Material provided ::

%%

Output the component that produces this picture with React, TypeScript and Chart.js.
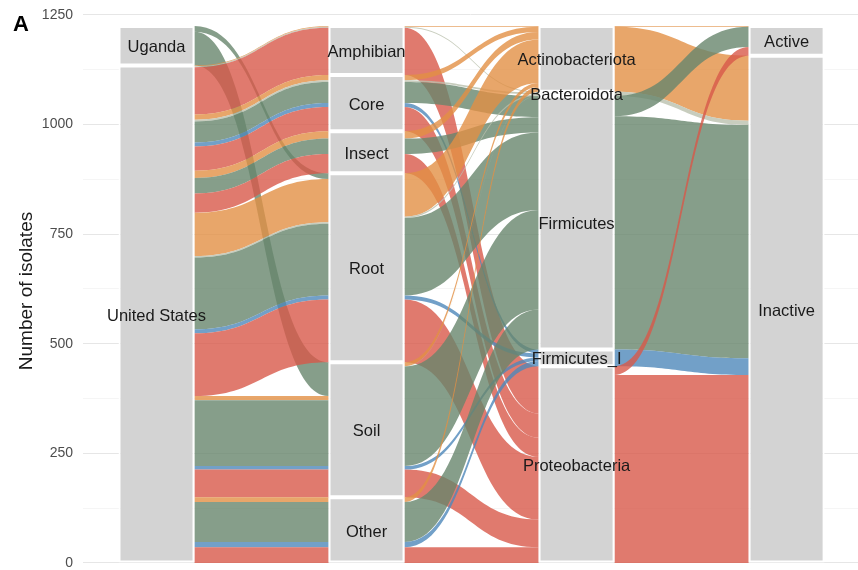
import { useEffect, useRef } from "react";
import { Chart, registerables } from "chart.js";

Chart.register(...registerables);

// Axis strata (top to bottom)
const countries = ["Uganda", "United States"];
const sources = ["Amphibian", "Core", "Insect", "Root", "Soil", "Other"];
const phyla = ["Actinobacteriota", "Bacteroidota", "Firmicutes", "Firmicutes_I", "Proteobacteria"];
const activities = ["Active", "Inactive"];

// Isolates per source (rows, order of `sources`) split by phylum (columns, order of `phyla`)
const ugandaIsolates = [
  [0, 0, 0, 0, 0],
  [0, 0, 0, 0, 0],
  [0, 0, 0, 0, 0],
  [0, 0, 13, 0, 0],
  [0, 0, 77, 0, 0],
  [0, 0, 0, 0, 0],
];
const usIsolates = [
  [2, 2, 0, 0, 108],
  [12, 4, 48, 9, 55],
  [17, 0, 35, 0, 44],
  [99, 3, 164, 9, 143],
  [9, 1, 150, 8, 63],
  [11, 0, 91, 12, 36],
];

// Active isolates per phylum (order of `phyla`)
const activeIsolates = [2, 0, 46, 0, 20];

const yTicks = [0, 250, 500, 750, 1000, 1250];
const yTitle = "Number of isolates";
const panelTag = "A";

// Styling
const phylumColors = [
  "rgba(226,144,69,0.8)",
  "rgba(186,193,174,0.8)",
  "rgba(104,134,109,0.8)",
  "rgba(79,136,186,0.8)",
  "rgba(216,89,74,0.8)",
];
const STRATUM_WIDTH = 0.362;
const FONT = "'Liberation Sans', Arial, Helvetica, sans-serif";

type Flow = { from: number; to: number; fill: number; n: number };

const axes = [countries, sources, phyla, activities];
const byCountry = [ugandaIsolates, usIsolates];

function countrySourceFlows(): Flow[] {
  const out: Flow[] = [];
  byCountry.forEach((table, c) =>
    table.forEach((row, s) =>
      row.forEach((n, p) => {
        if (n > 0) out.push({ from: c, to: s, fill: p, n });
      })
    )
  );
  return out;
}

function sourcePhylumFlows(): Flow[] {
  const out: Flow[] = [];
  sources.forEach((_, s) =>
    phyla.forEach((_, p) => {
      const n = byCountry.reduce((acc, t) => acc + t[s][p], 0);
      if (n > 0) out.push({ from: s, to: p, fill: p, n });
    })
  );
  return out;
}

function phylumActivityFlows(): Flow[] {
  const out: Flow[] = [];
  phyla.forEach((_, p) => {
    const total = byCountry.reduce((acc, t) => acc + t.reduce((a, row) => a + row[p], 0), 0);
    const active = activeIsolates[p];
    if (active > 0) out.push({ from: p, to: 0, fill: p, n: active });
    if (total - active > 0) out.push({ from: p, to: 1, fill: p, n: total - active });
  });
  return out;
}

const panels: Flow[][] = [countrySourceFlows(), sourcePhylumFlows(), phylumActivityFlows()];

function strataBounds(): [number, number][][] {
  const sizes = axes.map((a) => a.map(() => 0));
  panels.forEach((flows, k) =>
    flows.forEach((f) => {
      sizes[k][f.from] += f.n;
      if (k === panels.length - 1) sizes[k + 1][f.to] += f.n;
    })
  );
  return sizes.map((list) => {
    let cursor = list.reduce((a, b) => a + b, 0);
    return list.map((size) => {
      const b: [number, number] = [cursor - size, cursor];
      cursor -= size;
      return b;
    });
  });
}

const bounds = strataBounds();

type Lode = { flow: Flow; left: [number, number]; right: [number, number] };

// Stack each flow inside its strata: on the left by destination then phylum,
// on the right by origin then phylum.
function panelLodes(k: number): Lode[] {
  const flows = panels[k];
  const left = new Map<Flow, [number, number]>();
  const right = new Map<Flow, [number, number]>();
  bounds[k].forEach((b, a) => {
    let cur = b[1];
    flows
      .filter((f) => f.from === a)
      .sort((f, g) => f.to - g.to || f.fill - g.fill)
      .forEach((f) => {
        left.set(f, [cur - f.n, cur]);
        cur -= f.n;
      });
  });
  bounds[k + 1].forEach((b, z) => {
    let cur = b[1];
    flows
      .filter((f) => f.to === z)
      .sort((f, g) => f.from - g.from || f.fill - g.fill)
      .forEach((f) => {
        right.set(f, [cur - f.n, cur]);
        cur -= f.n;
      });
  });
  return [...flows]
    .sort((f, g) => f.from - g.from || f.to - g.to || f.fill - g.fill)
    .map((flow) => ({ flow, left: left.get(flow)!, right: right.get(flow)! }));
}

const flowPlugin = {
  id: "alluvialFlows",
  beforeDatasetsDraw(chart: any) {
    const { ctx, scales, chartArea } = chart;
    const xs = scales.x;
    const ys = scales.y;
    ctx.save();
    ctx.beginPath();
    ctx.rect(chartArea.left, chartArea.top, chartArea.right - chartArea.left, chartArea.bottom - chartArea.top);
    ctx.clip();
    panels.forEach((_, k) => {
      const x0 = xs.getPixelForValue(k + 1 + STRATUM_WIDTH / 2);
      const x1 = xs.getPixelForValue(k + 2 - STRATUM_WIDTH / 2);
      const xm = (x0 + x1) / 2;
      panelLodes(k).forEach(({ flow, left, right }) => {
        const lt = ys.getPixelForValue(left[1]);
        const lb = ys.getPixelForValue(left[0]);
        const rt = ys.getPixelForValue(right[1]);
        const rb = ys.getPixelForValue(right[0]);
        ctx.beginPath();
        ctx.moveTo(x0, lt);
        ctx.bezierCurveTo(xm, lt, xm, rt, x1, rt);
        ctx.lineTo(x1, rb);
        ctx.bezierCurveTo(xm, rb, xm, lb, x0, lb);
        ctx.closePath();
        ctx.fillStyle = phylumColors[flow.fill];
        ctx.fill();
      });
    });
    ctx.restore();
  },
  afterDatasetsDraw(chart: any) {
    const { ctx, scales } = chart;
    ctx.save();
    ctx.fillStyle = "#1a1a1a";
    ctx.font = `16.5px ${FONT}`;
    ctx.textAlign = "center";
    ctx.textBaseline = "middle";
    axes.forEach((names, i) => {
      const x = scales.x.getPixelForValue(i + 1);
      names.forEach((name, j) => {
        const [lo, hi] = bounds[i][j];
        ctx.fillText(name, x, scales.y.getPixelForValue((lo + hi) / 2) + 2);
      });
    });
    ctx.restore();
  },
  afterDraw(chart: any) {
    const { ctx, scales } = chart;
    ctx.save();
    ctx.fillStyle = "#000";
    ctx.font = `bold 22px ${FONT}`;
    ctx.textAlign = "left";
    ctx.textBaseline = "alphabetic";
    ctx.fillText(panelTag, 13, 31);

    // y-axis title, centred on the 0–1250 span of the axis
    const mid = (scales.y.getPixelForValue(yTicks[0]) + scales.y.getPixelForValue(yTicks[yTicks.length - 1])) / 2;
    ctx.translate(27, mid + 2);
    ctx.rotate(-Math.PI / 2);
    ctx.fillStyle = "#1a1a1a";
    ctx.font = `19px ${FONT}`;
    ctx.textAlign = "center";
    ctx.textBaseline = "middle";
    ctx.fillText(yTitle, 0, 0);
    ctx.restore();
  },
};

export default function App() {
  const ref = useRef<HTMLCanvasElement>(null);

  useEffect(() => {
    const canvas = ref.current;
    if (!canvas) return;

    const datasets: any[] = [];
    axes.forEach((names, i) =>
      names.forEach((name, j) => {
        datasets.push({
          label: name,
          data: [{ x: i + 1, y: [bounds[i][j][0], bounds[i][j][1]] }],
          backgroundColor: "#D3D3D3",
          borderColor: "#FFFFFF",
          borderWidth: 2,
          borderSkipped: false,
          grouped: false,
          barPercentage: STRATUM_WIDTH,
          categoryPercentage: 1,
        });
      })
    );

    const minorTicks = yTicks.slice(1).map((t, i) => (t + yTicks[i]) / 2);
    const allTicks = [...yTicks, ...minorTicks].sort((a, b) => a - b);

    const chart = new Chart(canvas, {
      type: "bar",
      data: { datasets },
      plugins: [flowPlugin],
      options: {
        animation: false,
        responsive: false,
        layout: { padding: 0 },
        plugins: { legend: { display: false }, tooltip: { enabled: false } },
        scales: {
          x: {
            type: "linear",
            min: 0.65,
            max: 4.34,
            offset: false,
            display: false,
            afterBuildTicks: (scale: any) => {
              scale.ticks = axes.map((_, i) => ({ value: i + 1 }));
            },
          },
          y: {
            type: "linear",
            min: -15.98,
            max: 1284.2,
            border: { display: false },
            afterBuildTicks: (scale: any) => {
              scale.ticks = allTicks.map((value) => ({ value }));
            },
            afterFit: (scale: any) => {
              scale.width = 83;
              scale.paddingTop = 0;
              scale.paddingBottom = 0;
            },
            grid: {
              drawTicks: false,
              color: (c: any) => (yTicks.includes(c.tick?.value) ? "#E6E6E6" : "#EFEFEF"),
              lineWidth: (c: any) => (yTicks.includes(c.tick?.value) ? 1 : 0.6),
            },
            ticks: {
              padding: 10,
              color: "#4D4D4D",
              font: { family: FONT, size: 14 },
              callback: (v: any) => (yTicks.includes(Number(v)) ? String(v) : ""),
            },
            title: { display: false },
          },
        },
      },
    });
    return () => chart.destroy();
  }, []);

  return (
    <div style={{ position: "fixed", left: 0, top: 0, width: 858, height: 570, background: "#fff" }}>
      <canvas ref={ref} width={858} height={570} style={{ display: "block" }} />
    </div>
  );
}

%%

Problem requirements ::
Restate each line from the start of the listing through the line bearing "Chart.register(...registerables);" word for word. Drop the pictures.

Written answer ::
Output the component that produces this picture with React, TypeScript and Chart.js.
import { useEffect, useRef } from "react";
import { Chart, registerables } from "chart.js";

Chart.register(...registerables);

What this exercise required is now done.